**** SUPPLIED DATA

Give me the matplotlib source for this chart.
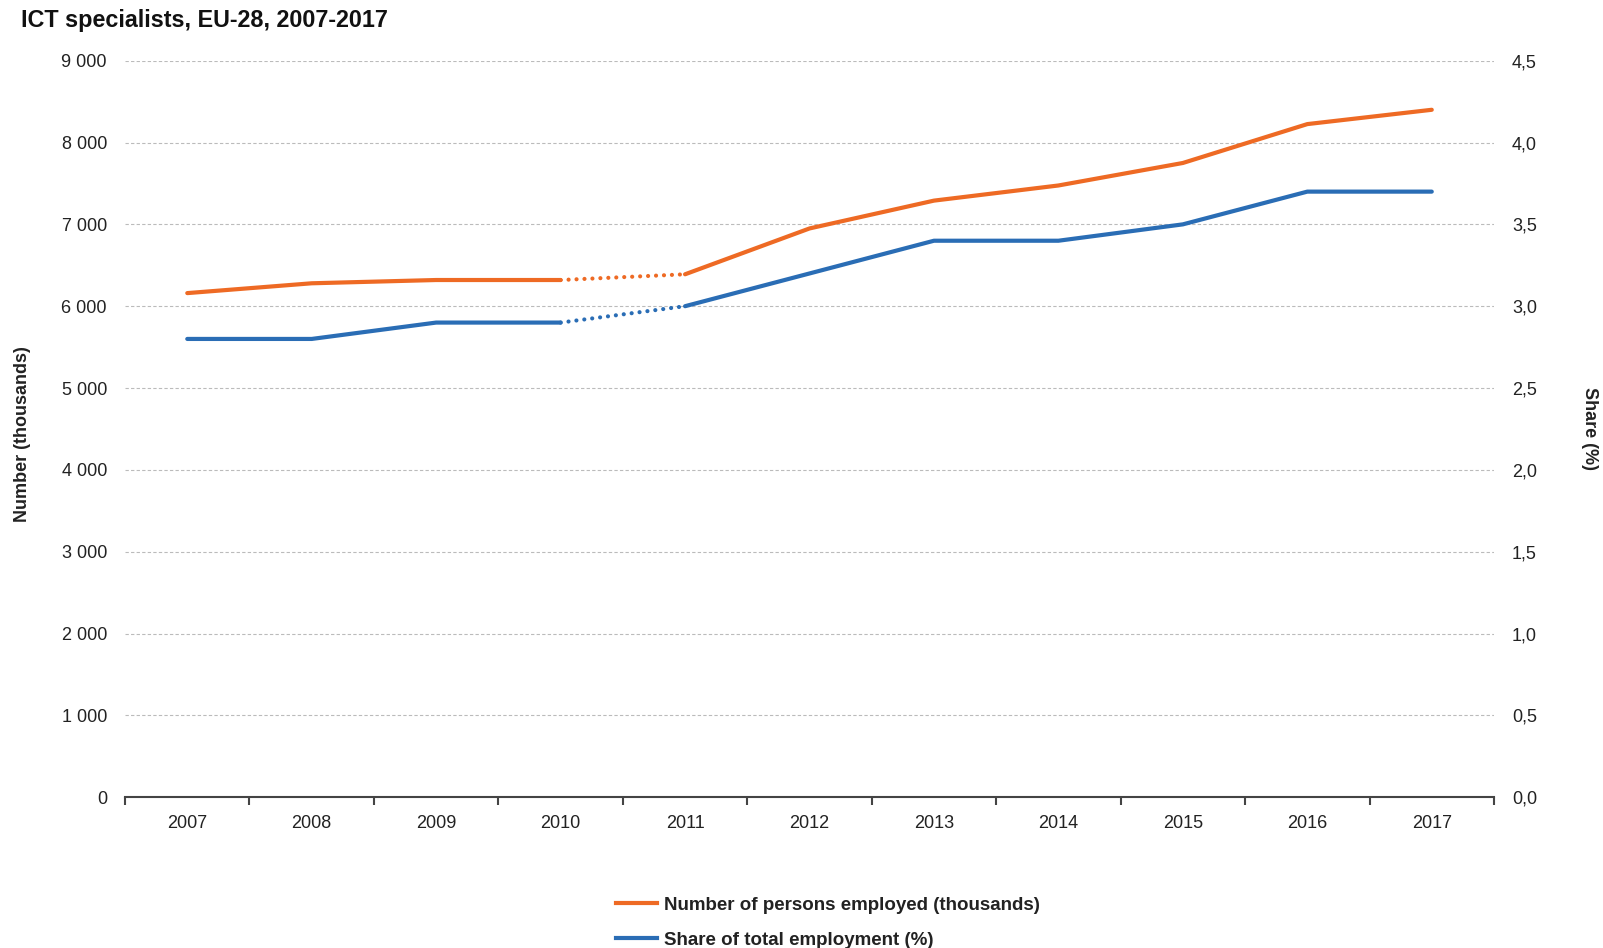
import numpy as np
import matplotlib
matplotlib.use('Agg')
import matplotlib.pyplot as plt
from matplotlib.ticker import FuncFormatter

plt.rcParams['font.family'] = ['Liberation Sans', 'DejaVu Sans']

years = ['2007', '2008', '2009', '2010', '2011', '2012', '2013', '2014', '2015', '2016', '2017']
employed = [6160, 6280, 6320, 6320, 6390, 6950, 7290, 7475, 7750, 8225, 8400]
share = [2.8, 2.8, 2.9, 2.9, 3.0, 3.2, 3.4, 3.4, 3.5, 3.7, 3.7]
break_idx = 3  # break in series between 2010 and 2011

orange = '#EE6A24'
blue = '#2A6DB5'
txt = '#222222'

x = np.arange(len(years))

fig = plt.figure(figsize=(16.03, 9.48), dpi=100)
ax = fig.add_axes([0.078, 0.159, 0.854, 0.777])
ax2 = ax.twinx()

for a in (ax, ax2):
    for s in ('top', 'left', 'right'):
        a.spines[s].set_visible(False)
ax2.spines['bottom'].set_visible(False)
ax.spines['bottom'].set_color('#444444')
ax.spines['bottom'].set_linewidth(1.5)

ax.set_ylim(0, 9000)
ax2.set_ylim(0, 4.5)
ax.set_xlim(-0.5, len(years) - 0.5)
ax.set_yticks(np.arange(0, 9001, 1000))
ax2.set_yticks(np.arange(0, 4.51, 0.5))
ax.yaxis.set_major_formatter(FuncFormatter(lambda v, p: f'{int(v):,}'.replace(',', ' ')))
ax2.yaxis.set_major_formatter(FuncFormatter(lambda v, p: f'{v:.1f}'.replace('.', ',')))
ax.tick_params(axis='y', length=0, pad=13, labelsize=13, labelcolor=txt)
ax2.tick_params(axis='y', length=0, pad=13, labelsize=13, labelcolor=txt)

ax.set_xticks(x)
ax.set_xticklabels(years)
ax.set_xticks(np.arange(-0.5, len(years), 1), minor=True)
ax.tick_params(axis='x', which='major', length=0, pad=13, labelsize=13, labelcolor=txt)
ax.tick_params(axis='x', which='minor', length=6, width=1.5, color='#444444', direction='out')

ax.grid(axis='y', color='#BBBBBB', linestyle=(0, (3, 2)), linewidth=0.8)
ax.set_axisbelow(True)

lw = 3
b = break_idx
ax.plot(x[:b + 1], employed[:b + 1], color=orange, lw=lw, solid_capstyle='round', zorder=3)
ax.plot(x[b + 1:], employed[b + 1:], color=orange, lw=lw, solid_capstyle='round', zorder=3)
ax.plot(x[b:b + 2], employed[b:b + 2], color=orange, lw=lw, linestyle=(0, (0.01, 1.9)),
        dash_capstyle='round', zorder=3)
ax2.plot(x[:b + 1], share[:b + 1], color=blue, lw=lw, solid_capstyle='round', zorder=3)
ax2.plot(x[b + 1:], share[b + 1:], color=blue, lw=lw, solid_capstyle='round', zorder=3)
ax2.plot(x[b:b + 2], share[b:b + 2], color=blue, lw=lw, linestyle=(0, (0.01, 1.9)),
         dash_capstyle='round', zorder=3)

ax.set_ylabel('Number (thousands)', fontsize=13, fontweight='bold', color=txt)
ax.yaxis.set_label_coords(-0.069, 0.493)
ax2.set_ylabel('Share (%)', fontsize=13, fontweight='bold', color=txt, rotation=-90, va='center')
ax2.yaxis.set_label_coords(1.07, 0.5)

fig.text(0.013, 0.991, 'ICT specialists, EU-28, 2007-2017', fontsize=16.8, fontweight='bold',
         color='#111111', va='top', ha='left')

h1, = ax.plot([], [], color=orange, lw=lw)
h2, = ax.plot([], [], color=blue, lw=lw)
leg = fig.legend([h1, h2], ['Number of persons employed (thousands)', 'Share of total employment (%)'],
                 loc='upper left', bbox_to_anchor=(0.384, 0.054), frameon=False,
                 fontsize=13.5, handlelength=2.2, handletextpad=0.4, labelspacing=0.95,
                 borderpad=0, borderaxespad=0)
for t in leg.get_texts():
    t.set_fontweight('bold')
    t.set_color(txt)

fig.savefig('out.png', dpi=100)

********

▸ **OBJECTIVE**
Transcribe all the data word for word; the images stay out.

▸ **COMPLETE ANSWER**
Give me the matplotlib source for this chart.
import numpy as np
import matplotlib
matplotlib.use('Agg')
import matplotlib.pyplot as plt
from matplotlib.ticker import FuncFormatter

plt.rcParams['font.family'] = ['Liberation Sans', 'DejaVu Sans']

years = ['2007', '2008', '2009', '2010', '2011', '2012', '2013', '2014', '2015', '2016', '2017']
employed = [6160, 6280, 6320, 6320, 6390, 6950, 7290, 7475, 7750, 8225, 8400]
share = [2.8, 2.8, 2.9, 2.9, 3.0, 3.2, 3.4, 3.4, 3.5, 3.7, 3.7]
break_idx = 3  # break in series between 2010 and 2011

orange = '#EE6A24'
blue = '#2A6DB5'
txt = '#222222'

x = np.arange(len(years))

fig = plt.figure(figsize=(16.03, 9.48), dpi=100)
ax = fig.add_axes([0.078, 0.159, 0.854, 0.777])
ax2 = ax.twinx()

for a in (ax, ax2):
    for s in ('top', 'left', 'right'):
        a.spines[s].set_visible(False)
ax2.spines['bottom'].set_visible(False)
ax.spines['bottom'].set_color('#444444')
ax.spines['bottom'].set_linewidth(1.5)

ax.set_ylim(0, 9000)
ax2.set_ylim(0, 4.5)
ax.set_xlim(-0.5, len(years) - 0.5)
ax.set_yticks(np.arange(0, 9001, 1000))
ax2.set_yticks(np.arange(0, 4.51, 0.5))
ax.yaxis.set_major_formatter(FuncFormatter(lambda v, p: f'{int(v):,}'.replace(',', ' ')))
ax2.yaxis.set_major_formatter(FuncFormatter(lambda v, p: f'{v:.1f}'.replace('.', ',')))
ax.tick_params(axis='y', length=0, pad=13, labelsize=13, labelcolor=txt)
ax2.tick_params(axis='y', length=0, pad=13, labelsize=13, labelcolor=txt)

ax.set_xticks(x)
ax.set_xticklabels(years)
ax.set_xticks(np.arange(-0.5, len(years), 1), minor=True)
ax.tick_params(axis='x', which='major', length=0, pad=13, labelsize=13, labelcolor=txt)
ax.tick_params(axis='x', which='minor', length=6, width=1.5, color='#444444', direction='out')

ax.grid(axis='y', color='#BBBBBB', linestyle=(0, (3, 2)), linewidth=0.8)
ax.set_axisbelow(True)

lw = 3
b = break_idx
ax.plot(x[:b + 1], employed[:b + 1], color=orange, lw=lw, solid_capstyle='round', zorder=3)
ax.plot(x[b + 1:], employed[b + 1:], color=orange, lw=lw, solid_capstyle='round', zorder=3)
ax.plot(x[b:b + 2], employed[b:b + 2], color=orange, lw=lw, linestyle=(0, (0.01, 1.9)),
        dash_capstyle='round', zorder=3)
ax2.plot(x[:b + 1], share[:b + 1], color=blue, lw=lw, solid_capstyle='round', zorder=3)
ax2.plot(x[b + 1:], share[b + 1:], color=blue, lw=lw, solid_capstyle='round', zorder=3)
ax2.plot(x[b:b + 2], share[b:b + 2], color=blue, lw=lw, linestyle=(0, (0.01, 1.9)),
         dash_capstyle='round', zorder=3)

ax.set_ylabel('Number (thousands)', fontsize=13, fontweight='bold', color=txt)
ax.yaxis.set_label_coords(-0.069, 0.493)
ax2.set_ylabel('Share (%)', fontsize=13, fontweight='bold', color=txt, rotation=-90, va='center')
ax2.yaxis.set_label_coords(1.07, 0.5)

fig.text(0.013, 0.991, 'ICT specialists, EU-28, 2007-2017', fontsize=16.8, fontweight='bold',
         color='#111111', va='top', ha='left')

h1, = ax.plot([], [], color=orange, lw=lw)
h2, = ax.plot([], [], color=blue, lw=lw)
leg = fig.legend([h1, h2], ['Number of persons employed (thousands)', 'Share of total employment (%)'],
                 loc='upper left', bbox_to_anchor=(0.384, 0.054), frameon=False,
                 fontsize=13.5, handlelength=2.2, handletextpad=0.4, labelspacing=0.95,
                 borderpad=0, borderaxespad=0)
for t in leg.get_texts():
    t.set_fontweight('bold')
    t.set_color(txt)

fig.savefig('out.png', dpi=100)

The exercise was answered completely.